3. O laço entre a recordação de Deus e a lembrança do homem está
também no centro da Eucaristia, que é o “memorial” por excelência da Páscoa
cristã. A “anamnese”, isto é, o ato de recordar, é efetivamente o coração da celebração;
o sacrifício de Cristo, acontecimento único, realizado ef'hapax,
isto é, “de uma vez para sempre” (Hb 7,27; 9,12.26; 10,12), difunde
a sua presença salvífica no tempo e no espaço da história humana. Isto é
expresso no imperativo final que Lucas e Paulo relatam na narração da Última
Ceia: “Isto é o Meu corpo que será entregue por vós; fazei isto em memória
de Mim... Este cálice é a Nova Aliança no Meu sangue; todas as vezes que
beberdes dele, fazei-o em memória de Mim” (1Cor 11,24-25; cf. Lc 22,19).

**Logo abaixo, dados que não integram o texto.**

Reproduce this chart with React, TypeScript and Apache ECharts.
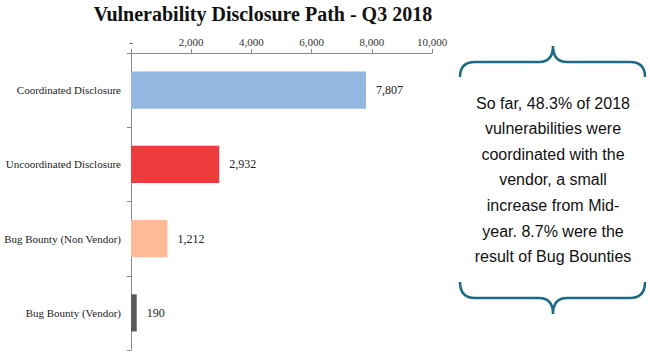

O passado do “corpo dado por nós” na cruz apresenta-se vivo ainda hoje e, como
declara Paulo, abre-se ao futuro da redenção final: “Todas as vezes que
comerdes deste pão e beberdes deste cálice, anunciais a morte do Senhor, até
que Ele venha” (1Cor 11,26). A Eucaristia é, pois, memorial da
morte de Cristo, mas também presença do seu sacrifício e antecipação da sua
vinda gloriosa. É o sacramento da contínua proximidade salvadora do Senhor
ressuscitado na história.
Assim, compreende-se a exortação de Paulo a Timóteo: “Lembra-te
de que Jesus Cristo, descendente de Davi, ressuscitou dos mortos” (2Tm 2,8).

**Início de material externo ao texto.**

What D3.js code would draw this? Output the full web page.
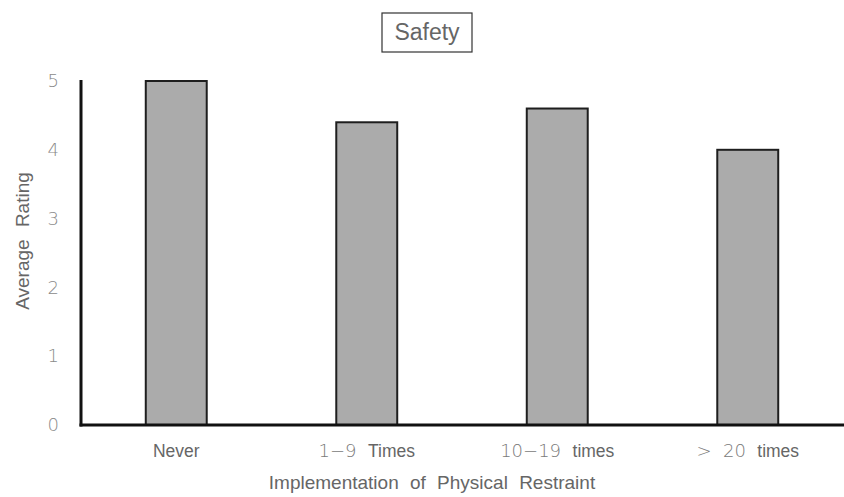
<!DOCTYPE html>
<html>
<head>
<meta charset="utf-8">
<script src="https://cdn.jsdelivr.net/npm/d3@7"></script>
<style>
  html, body { margin: 0; padding: 0; background: #fff; }
  svg { display: block; }
</style>
</head>
<body>
<svg id="chart" width="844" height="497"></svg>
<script>
// Average safety rating by frequency of physical restraint
const categories = ["Never", "1-9 Times", "10-19 times", "> 20 times"];
// Each label split into a numeric part (thin face) and a word part
const labelNumbers = ["", "1\u22129", "10\u221219", ">  20"];
const labelWords = ["Never", "Times", "times", "times"];
const ratings = [5.0, 4.4, 4.6, 4.0];
const yTicks = [0, 1, 2, 3, 4, 5];

const svg = d3.select("#chart");
const plotLeft = 81, plotRight = 843, plotTop = 81, plotBottom = 425;

const x = d3.scaleBand()
  .domain(categories)
  .range([plotLeft, plotRight])
  .paddingInner(0.68)
  .paddingOuter(0.34);

const y = d3.scaleLinear().domain([0, 5]).range([plotBottom, plotTop]);

const thinFont = "'DejaVu Sans', sans-serif";
const sansFont = "'Liberation Sans', Arial, sans-serif";

// Bars
svg.append("g").selectAll("rect")
  .data(ratings)
  .join("rect")
  .attr("x", (d, i) => x(categories[i]))
  .attr("y", d => y(d))
  .attr("width", x.bandwidth())
  .attr("height", d => y(0) - y(d))
  .attr("fill", "#ababab")
  .attr("stroke", "#1e1e1e")
  .attr("stroke-width", 2);

// Y axis: bare line with integer tick labels, no tick marks
const yAxis = d3.axisLeft(y).tickValues(yTicks).tickFormat(d3.format("d"))
  .tickSize(0).tickPadding(22);
const yg = svg.append("g").attr("transform", `translate(${plotLeft},0)`).call(yAxis);
yg.select(".domain").remove();
yg.selectAll("text")
  .attr("font-family", thinFont)
  .attr("font-weight", 200)
  .attr("font-size", 18)
  .attr("fill", "#8a8a8a");

svg.append("line")
  .attr("x1", plotLeft).attr("x2", plotLeft)
  .attr("y1", y(5) - 1).attr("y2", y(0) + 1.5)
  .attr("stroke", "#111").attr("stroke-width", 3);

// X axis baseline spanning to the right edge
svg.append("line")
  .attr("x1", plotLeft - 1.5).attr("x2", 844)
  .attr("y1", y(0)).attr("y2", y(0))
  .attr("stroke", "#111").attr("stroke-width", 3);

// X tick labels
const xl = svg.append("g").selectAll("text")
  .data(categories)
  .join("text")
  .attr("x", d => x(d) + x.bandwidth() / 2)
  .attr("y", 457)
  .attr("text-anchor", "middle")
  .attr("fill", "#666");
xl.each(function (d, i) {
  const t = d3.select(this);
  if (labelNumbers[i]) {
    t.append("tspan")
      .attr("font-family", thinFont)
      .attr("font-weight", 200)
      .attr("font-size", 18)
      .attr("fill", "#7a7a7a")
      .style("white-space", "pre")
      .text(labelNumbers[i] + "  ");
  }
  t.append("tspan")
    .attr("font-family", sansFont)
    .attr("font-size", 17.5)
    .text(labelWords[i]);
});

// Axis titles
svg.append("text")
  .attr("x", 432).attr("y", 489)
  .attr("text-anchor", "middle")
  .attr("font-family", sansFont)
  .attr("font-size", 19)
  .attr("word-spacing", 6)
  .attr("fill", "#666")
  .text("Implementation of Physical Restraint");

svg.append("text")
  .attr("transform", "translate(29,241) rotate(-90)")
  .attr("text-anchor", "middle")
  .attr("font-family", sansFont)
  .attr("font-size", 19)
  .attr("word-spacing", 7)
  .attr("fill", "#666")
  .text("Average Rating");

// Boxed title
svg.append("text")
  .attr("x", 427).attr("y", 40)
  .attr("text-anchor", "middle")
  .attr("font-family", sansFont)
  .attr("font-size", 23)
  .attr("fill", "#666")
  .text("Safety");
svg.append("rect")
  .attr("x", 382).attr("y", 13)
  .attr("width", 90).attr("height", 39)
  .attr("fill", "none")
  .attr("stroke", "#333")
  .attr("stroke-width", 1.2);
</script>
</body>
</html>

Esta recordação vive e atua de maneira especial na Eucaristia.
4. O evangelista João explica-nos o sentido profundo da “recordação”
das palavras e dos acontecimentos de Cristo. Perante o gesto de Jesus que
purifica o templo dos mercadores e anuncia que este será destruído e de novo
levantado em três dias, ele faz notar: “Quando Ele ressuscitou, os
discípulos lembraram-se do que Jesus tinha dito e acreditaram na Escritura e na
palavra de Jesus” (Jo 2,22). Esta memória que gera e alimenta a fé
é obra do Espírito Santo “que o Pai enviará em nome” de Cristo: “Ele
ensinar-vos-á todas as coisas e vos fará recordar tudo o que Eu vos disse” (Jo 14,26).
É, portanto, uma recordação eficaz: a interior, que conduz à compreensão da
Palavra de Deus, e a sacramental, que se realiza na Eucaristia. São as duas
realidades da salvação, que Lucas uniu na esplêndida narração dos discípulos de
Emaús, feita claramente pela explicação das Escrituras e do “partir o pão”
(cf. Lc 24,13-35).
5. Portanto, “recordar" é “trazer de novo ao coração” com a
memória e o afeto, mas também celebrar uma presença. “A Eucaristia, verdadeiro
memorial do mistério pascal de Cristo, é capaz de manter viva em nós a memória
do seu amor. Por isso, ela é o segredo da vigilância da Igreja: diversamente,
sem a eficácia desta lembrança contínua e dulcíssima, e sem a força penetrante
deste olhar do seu Esposo fixo sobre ela, ser-lhe-ia muito fácil cair no
esquecimento, na insensibilidade e na infidelidade” (Carta Apostólica Patres
Ecclesiae, III: Ench. Vat., 7, 33). Esta exortação à
vigilância torna as nossas Liturgias Eucarísticas abertas à vinda do Senhor na
plenitude, à manifestação da Jerusalém celeste. Na Eucaristia, o cristão
alimenta a esperança do encontro definitivo com o seu Senhor.